**What is needed:**
Word for word, copy all the data and drop the pictures.

**Provided data:**
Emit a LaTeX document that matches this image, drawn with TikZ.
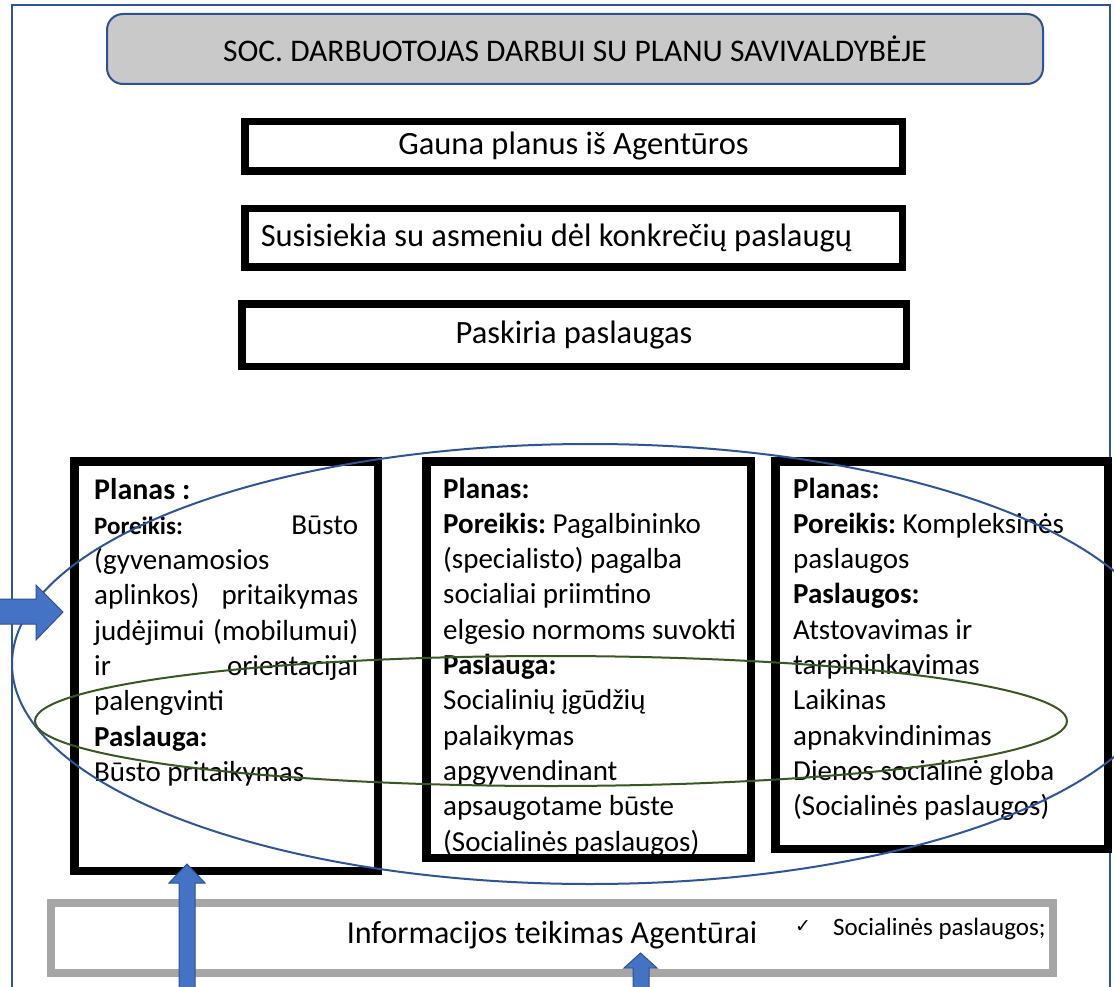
\documentclass[tikz,border=0pt]{standalone}
\usepackage{fontspec}
\setmainfont{Carlito}
\newfontfamily\dejavu{DejaVu Sans}
\frenchspacing
\definecolor{frameblue}{HTML}{2F5597}
\definecolor{fillblue}{HTML}{4472C4}
\definecolor{edgeblue}{HTML}{2F528F}
\definecolor{ellgreen}{HTML}{385723}
\definecolor{titlegray}{HTML}{C9C9C9}
\definecolor{boxgray}{HTML}{A6A6A6}
\begin{document}
\begin{tikzpicture}[x=1pt,y=-1pt,
  frame/.style={draw=frameblue, line width=2pt},
  titlebox/.style={draw=edgeblue, fill=titlegray, line width=2pt, rounded corners=16pt,
    minimum width=936pt, minimum height=70pt, inner sep=0pt, font=\fontsize{31.5}{36}\selectfont},
  stepbox/.style={draw=black, line width=7.5pt, fill=white, inner sep=0pt, font=\fontsize{32.5}{38}\selectfont},
  planbox/.style={draw=black, line width=8.5pt, fill=white, inner sep=0pt},
  plantext/.style={inner sep=0pt, anchor=base west, font=\fontsize{29}{35.3}\selectfont, align=flush left},
  infobox/.style={draw=boxgray, line width=8pt, fill=white, minimum width=1002pt, minimum height=70pt, inner sep=0pt},
  blueell/.style={draw=frameblue, line width=2pt},
  greenell/.style={draw=ellgreen, line width=2pt},
  blockarrow/.style={fill=fillblue, draw=edgeblue, line width=1pt, line join=miter}
]
\useasboundingbox (0,0) rectangle (1114,987);
\clip (0,0) rectangle (1114,987);
\fill[white] (0,0) rectangle (1114,987);
% outer frame
\draw[frame] (12,5) rectangle (1110,1010);
% title
\node[titlebox] (title) at (575,49) {SOC. DARBUOTOJAS DARBUI SU PLANU SAVIVALDYBĖJE};
% step boxes
\node[stepbox, minimum width=657.5pt, minimum height=49.5pt] (s1) at (573.5,146.5) {Gauna planus iš Agentūros};
\node[stepbox, minimum width=657.5pt, minimum height=58.5pt, text width=625.5pt, inner xsep=16pt, align=flush left] (s2) at (573.5,238) {Susisiekia su asmeniu dėl konkrečių paslaugų};
\node[stepbox, minimum width=664.5pt, minimum height=62.5pt] (s3) at (574,335) {Paskiria paslaugas};
% plan boxes
\node[planbox, minimum width=303.5pt, minimum height=409.5pt] (p1) at (226,666) {};
\node[planbox, minimum width=324.5pt, minimum height=396.5pt] (p2) at (588.5,659.5) {};
\node[planbox, minimum width=332.5pt, minimum height=387.5pt] (p3) at (941.5,655) {};
\node[plantext, text width=264pt] (t1) at (94,499) {%
{\fontsize{30}{35}\selectfont\bfseries Planas :}\\
{\fontsize{25}{35}\selectfont\bfseries Poreikis:}\hfill Būsto\\
(gyvenamosios\\
aplinkos)\hfill pritaikymas\\
judėjimui\hfill (mobilumui)\\
ir\hfill orientacijai\\
palengvinti\\
\textbf{Paslauga:}\\
Būsto pritaikymas};
\node[plantext, text width=300pt] (t2) at (443,498) {%
\textbf{Planas:}\\
\textbf{Poreikis:} Pagalbininko\\
(specialisto) pagalba\\
socialiai priimtino\\
elgesio normoms suvokti\\
\textbf{Paslauga:}\\
Socialinių įgūdžių\\
palaikymas\\
apgyvendinant\\
apsaugotame būste\\
(Socialinės paslaugos)};
\node[plantext, text width=310pt] (t3) at (793,498) {%
\textbf{Planas:}\\
\textbf{Poreikis:} Kompleksinės\\
paslaugos\\
\textbf{Paslaugos:}\\
Atstovavimas ir\\
tarpininkavimas\\
Laikinas\\
apnakvindinimas\\
Dienos socialinė globa\\
(Socialinės paslaugos)};
% info box
\node[infobox] (info) at (552,938) {};
\node[inner sep=0pt, anchor=base, font=\fontsize{32}{36}\selectfont] (infotext) at (552,943) {Informacijos teikimas Agentūrai};
\node[inner sep=0pt, anchor=base west, font=\dejavu\fontsize{19}{22}\selectfont] (check) at (795,932) {✓};
\node[inner sep=0pt, anchor=base west, font=\fontsize{25}{28}\selectfont] (infoitem) at (833,935) {Socialinės paslaugos;};
% ellipses
\draw[blueell] (590,664) ellipse [x radius=578, y radius=220];
\draw[greenell] (551,721) ellipse [x radius=516, y radius=65];
% block arrows
\draw[blockarrow] (-5,599) -- (36,599) -- (36,585) -- (63,612) -- (36,640) -- (36,624) -- (-5,624) -- cycle;
\draw[blockarrow] (179,995) -- (179,883) -- (169,883) -- (187,864) -- (205,883) -- (195,883) -- (195,995) -- cycle;
\draw[blockarrow] (633,995) -- (633,968) -- (624,968) -- (640.5,953) -- (657,968) -- (649,968) -- (649,995) -- cycle;
\end{tikzpicture}
\end{document}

**Response to the exercise:**
Emit a LaTeX document that matches this image, drawn with TikZ.
\documentclass[tikz,border=0pt]{standalone}
\usepackage{fontspec}
\setmainfont{Carlito}
\newfontfamily\dejavu{DejaVu Sans}
\frenchspacing
\definecolor{frameblue}{HTML}{2F5597}
\definecolor{fillblue}{HTML}{4472C4}
\definecolor{edgeblue}{HTML}{2F528F}
\definecolor{ellgreen}{HTML}{385723}
\definecolor{titlegray}{HTML}{C9C9C9}
\definecolor{boxgray}{HTML}{A6A6A6}
\begin{document}
\begin{tikzpicture}[x=1pt,y=-1pt,
  frame/.style={draw=frameblue, line width=2pt},
  titlebox/.style={draw=edgeblue, fill=titlegray, line width=2pt, rounded corners=16pt,
    minimum width=936pt, minimum height=70pt, inner sep=0pt, font=\fontsize{31.5}{36}\selectfont},
  stepbox/.style={draw=black, line width=7.5pt, fill=white, inner sep=0pt, font=\fontsize{32.5}{38}\selectfont},
  planbox/.style={draw=black, line width=8.5pt, fill=white, inner sep=0pt},
  plantext/.style={inner sep=0pt, anchor=base west, font=\fontsize{29}{35.3}\selectfont, align=flush left},
  infobox/.style={draw=boxgray, line width=8pt, fill=white, minimum width=1002pt, minimum height=70pt, inner sep=0pt},
  blueell/.style={draw=frameblue, line width=2pt},
  greenell/.style={draw=ellgreen, line width=2pt},
  blockarrow/.style={fill=fillblue, draw=edgeblue, line width=1pt, line join=miter}
]
\useasboundingbox (0,0) rectangle (1114,987);
\clip (0,0) rectangle (1114,987);
\fill[white] (0,0) rectangle (1114,987);
% outer frame
\draw[frame] (12,5) rectangle (1110,1010);
% title
\node[titlebox] (title) at (575,49) {SOC. DARBUOTOJAS DARBUI SU PLANU SAVIVALDYBĖJE};
% step boxes
\node[stepbox, minimum width=657.5pt, minimum height=49.5pt] (s1) at (573.5,146.5) {Gauna planus iš Agentūros};
\node[stepbox, minimum width=657.5pt, minimum height=58.5pt, text width=625.5pt, inner xsep=16pt, align=flush left] (s2) at (573.5,238) {Susisiekia su asmeniu dėl konkrečių paslaugų};
\node[stepbox, minimum width=664.5pt, minimum height=62.5pt] (s3) at (574,335) {Paskiria paslaugas};
% plan boxes
\node[planbox, minimum width=303.5pt, minimum height=409.5pt] (p1) at (226,666) {};
\node[planbox, minimum width=324.5pt, minimum height=396.5pt] (p2) at (588.5,659.5) {};
\node[planbox, minimum width=332.5pt, minimum height=387.5pt] (p3) at (941.5,655) {};
\node[plantext, text width=264pt] (t1) at (94,499) {%
{\fontsize{30}{35}\selectfont\bfseries Planas :}\\
{\fontsize{25}{35}\selectfont\bfseries Poreikis:}\hfill Būsto\\
(gyvenamosios\\
aplinkos)\hfill pritaikymas\\
judėjimui\hfill (mobilumui)\\
ir\hfill orientacijai\\
palengvinti\\
\textbf{Paslauga:}\\
Būsto pritaikymas};
\node[plantext, text width=300pt] (t2) at (443,498) {%
\textbf{Planas:}\\
\textbf{Poreikis:} Pagalbininko\\
(specialisto) pagalba\\
socialiai priimtino\\
elgesio normoms suvokti\\
\textbf{Paslauga:}\\
Socialinių įgūdžių\\
palaikymas\\
apgyvendinant\\
apsaugotame būste\\
(Socialinės paslaugos)};
\node[plantext, text width=310pt] (t3) at (793,498) {%
\textbf{Planas:}\\
\textbf{Poreikis:} Kompleksinės\\
paslaugos\\
\textbf{Paslaugos:}\\
Atstovavimas ir\\
tarpininkavimas\\
Laikinas\\
apnakvindinimas\\
Dienos socialinė globa\\
(Socialinės paslaugos)};
% info box
\node[infobox] (info) at (552,938) {};
\node[inner sep=0pt, anchor=base, font=\fontsize{32}{36}\selectfont] (infotext) at (552,943) {Informacijos teikimas Agentūrai};
\node[inner sep=0pt, anchor=base west, font=\dejavu\fontsize{19}{22}\selectfont] (check) at (795,932) {✓};
\node[inner sep=0pt, anchor=base west, font=\fontsize{25}{28}\selectfont] (infoitem) at (833,935) {Socialinės paslaugos;};
% ellipses
\draw[blueell] (590,664) ellipse [x radius=578, y radius=220];
\draw[greenell] (551,721) ellipse [x radius=516, y radius=65];
% block arrows
\draw[blockarrow] (-5,599) -- (36,599) -- (36,585) -- (63,612) -- (36,640) -- (36,624) -- (-5,624) -- cycle;
\draw[blockarrow] (179,995) -- (179,883) -- (169,883) -- (187,864) -- (205,883) -- (195,883) -- (195,995) -- cycle;
\draw[blockarrow] (633,995) -- (633,968) -- (624,968) -- (640.5,953) -- (657,968) -- (649,968) -- (649,995) -- cycle;
\end{tikzpicture}
\end{document}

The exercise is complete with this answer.